**Set exercise:** Leaving out every picture, copy the lines of the data exactly, from the first through the line containing "x = [0, 1, 2, 3, 4, 5, 6, 7]".

**Rows:**
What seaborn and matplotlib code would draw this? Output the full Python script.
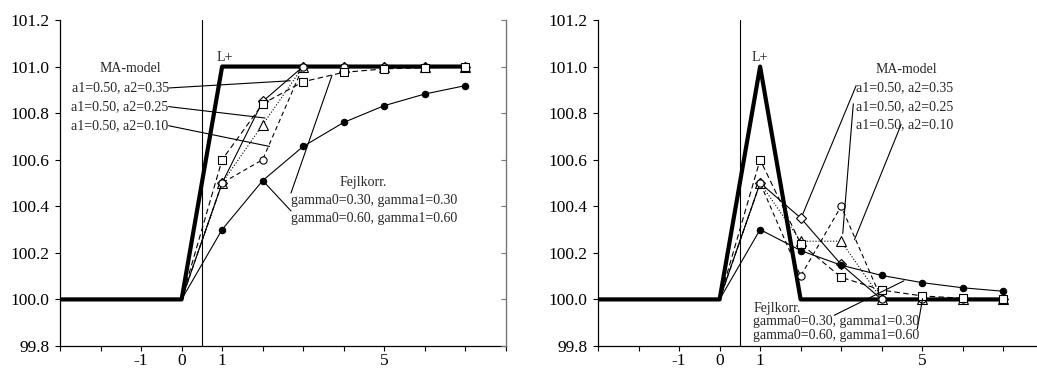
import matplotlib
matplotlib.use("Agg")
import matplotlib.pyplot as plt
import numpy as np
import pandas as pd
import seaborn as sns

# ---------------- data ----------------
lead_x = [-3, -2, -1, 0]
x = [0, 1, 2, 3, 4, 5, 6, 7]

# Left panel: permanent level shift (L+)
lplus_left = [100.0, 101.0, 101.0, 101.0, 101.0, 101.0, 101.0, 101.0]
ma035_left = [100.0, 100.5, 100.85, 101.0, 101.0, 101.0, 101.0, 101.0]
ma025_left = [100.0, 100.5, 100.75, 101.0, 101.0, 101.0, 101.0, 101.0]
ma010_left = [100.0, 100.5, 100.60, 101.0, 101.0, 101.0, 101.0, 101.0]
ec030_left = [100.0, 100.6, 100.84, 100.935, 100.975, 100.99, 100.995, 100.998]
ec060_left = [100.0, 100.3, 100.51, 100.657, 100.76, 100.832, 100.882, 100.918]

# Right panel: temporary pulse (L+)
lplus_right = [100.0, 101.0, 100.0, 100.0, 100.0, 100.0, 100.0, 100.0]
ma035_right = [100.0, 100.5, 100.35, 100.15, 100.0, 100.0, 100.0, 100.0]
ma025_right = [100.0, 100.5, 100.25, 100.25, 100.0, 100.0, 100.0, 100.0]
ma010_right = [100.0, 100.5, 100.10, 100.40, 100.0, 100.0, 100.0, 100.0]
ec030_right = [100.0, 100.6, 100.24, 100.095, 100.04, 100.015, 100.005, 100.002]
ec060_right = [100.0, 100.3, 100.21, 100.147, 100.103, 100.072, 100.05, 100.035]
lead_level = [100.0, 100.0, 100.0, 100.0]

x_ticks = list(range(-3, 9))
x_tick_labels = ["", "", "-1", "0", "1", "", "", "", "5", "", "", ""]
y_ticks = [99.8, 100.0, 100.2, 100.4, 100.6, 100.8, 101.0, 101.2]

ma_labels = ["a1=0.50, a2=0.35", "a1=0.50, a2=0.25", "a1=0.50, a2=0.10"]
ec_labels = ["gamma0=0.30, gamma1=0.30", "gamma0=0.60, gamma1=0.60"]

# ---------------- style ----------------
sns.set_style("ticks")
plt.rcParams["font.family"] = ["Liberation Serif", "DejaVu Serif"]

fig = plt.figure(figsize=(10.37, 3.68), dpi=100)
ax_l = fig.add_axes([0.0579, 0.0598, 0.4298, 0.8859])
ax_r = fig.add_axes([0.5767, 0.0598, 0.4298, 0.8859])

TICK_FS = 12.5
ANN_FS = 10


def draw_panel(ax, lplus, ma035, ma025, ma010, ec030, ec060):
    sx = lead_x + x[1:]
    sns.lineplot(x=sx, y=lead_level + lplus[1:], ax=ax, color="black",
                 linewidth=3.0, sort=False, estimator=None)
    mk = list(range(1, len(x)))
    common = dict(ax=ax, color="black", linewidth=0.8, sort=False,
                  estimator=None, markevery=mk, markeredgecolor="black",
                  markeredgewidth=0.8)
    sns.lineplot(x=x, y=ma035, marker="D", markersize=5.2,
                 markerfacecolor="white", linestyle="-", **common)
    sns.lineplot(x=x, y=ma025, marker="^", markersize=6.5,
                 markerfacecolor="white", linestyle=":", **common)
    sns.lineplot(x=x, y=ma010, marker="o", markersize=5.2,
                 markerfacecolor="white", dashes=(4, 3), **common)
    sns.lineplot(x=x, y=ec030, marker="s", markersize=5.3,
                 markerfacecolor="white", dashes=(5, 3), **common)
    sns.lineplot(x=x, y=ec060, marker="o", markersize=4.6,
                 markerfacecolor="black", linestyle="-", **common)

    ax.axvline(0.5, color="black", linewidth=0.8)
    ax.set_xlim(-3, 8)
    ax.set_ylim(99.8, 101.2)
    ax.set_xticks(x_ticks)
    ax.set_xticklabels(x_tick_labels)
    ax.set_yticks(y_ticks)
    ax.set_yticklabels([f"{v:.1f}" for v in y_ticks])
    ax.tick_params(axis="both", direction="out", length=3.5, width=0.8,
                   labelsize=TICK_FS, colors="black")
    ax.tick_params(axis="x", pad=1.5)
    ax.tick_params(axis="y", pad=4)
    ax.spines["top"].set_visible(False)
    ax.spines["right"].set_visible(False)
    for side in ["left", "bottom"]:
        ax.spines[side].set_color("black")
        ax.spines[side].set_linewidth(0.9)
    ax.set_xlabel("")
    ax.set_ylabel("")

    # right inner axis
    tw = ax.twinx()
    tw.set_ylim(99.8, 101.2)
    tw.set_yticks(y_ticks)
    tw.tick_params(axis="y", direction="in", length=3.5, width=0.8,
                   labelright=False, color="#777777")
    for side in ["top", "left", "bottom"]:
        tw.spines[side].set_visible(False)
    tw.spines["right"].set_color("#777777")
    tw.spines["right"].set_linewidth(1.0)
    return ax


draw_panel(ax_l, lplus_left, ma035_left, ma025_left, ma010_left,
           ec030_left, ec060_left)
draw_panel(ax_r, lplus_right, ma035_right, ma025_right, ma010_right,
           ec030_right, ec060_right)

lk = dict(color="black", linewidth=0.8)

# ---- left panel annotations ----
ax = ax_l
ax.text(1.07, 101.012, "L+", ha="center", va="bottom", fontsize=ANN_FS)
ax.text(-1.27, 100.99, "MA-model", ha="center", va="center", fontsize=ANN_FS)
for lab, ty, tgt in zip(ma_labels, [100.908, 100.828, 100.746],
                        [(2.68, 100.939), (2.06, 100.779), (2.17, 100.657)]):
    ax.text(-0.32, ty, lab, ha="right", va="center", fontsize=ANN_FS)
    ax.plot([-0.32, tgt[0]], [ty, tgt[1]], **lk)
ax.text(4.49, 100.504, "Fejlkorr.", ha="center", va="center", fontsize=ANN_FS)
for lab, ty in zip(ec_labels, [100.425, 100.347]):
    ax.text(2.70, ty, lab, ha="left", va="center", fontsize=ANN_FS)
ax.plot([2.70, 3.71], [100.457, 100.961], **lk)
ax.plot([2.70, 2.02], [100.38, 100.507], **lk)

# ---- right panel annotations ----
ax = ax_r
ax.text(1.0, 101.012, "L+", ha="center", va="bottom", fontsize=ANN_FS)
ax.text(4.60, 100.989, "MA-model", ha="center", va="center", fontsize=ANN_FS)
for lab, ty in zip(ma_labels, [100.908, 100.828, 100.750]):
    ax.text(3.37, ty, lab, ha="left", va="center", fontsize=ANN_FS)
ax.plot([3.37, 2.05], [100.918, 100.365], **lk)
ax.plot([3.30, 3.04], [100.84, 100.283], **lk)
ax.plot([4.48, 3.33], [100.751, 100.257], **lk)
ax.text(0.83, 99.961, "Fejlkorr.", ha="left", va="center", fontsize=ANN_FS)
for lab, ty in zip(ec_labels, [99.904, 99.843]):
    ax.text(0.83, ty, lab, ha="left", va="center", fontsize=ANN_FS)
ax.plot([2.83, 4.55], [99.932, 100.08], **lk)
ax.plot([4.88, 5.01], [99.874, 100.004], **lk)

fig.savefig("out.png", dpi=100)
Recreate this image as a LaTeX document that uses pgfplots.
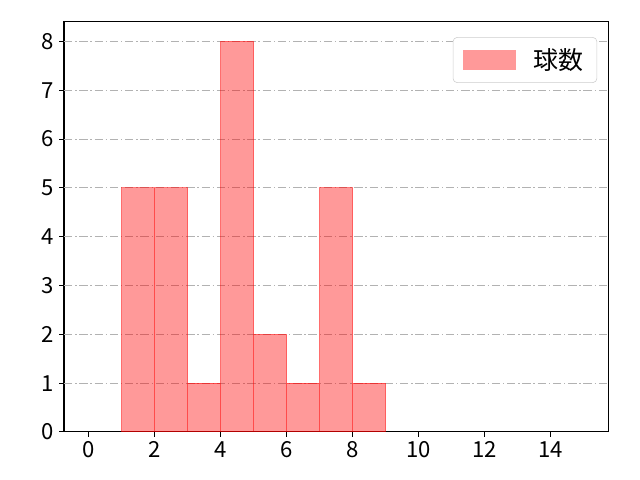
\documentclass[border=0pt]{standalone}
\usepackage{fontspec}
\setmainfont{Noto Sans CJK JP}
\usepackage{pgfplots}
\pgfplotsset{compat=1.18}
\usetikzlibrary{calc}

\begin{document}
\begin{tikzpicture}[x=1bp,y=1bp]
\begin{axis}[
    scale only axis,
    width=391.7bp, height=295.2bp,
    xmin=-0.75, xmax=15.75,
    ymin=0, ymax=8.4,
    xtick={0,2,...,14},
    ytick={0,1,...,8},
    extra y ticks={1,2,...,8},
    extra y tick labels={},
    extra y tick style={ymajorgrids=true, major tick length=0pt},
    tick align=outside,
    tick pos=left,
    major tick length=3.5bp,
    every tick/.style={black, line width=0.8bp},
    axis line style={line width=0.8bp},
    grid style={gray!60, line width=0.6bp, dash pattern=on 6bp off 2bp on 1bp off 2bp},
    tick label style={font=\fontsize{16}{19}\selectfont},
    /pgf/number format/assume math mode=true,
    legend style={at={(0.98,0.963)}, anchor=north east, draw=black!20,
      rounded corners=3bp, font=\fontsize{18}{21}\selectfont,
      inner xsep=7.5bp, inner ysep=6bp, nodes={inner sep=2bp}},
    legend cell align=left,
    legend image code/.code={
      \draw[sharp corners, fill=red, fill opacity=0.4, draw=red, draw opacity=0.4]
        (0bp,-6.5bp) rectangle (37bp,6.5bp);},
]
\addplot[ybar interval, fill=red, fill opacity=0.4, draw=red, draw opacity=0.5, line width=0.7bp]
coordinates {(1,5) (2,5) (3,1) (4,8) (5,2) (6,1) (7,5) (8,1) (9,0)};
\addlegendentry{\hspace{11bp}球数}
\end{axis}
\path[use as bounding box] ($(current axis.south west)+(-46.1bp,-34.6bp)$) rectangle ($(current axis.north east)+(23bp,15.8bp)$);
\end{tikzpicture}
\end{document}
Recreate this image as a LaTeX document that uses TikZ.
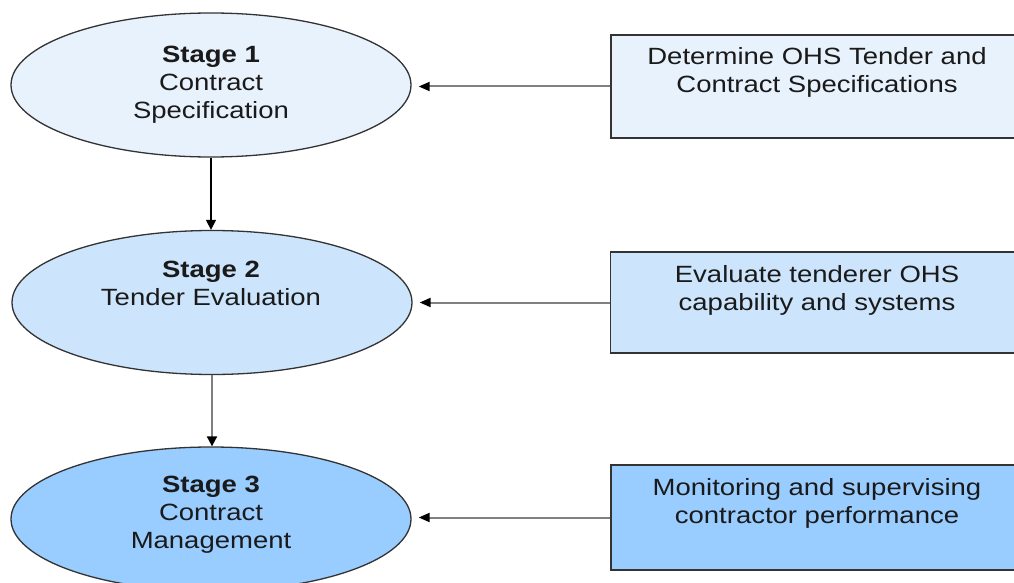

**Written reply:**
What seaborn and matplotlib code would draw this? Output the full Python script.
import matplotlib
matplotlib.use("Agg")
import matplotlib.pyplot as plt
import numpy as np
import pandas as pd
import seaborn as sns

# ---------------- data ----------------
lead_x = [-3, -2, -1, 0]
x = [0, 1, 2, 3, 4, 5, 6, 7]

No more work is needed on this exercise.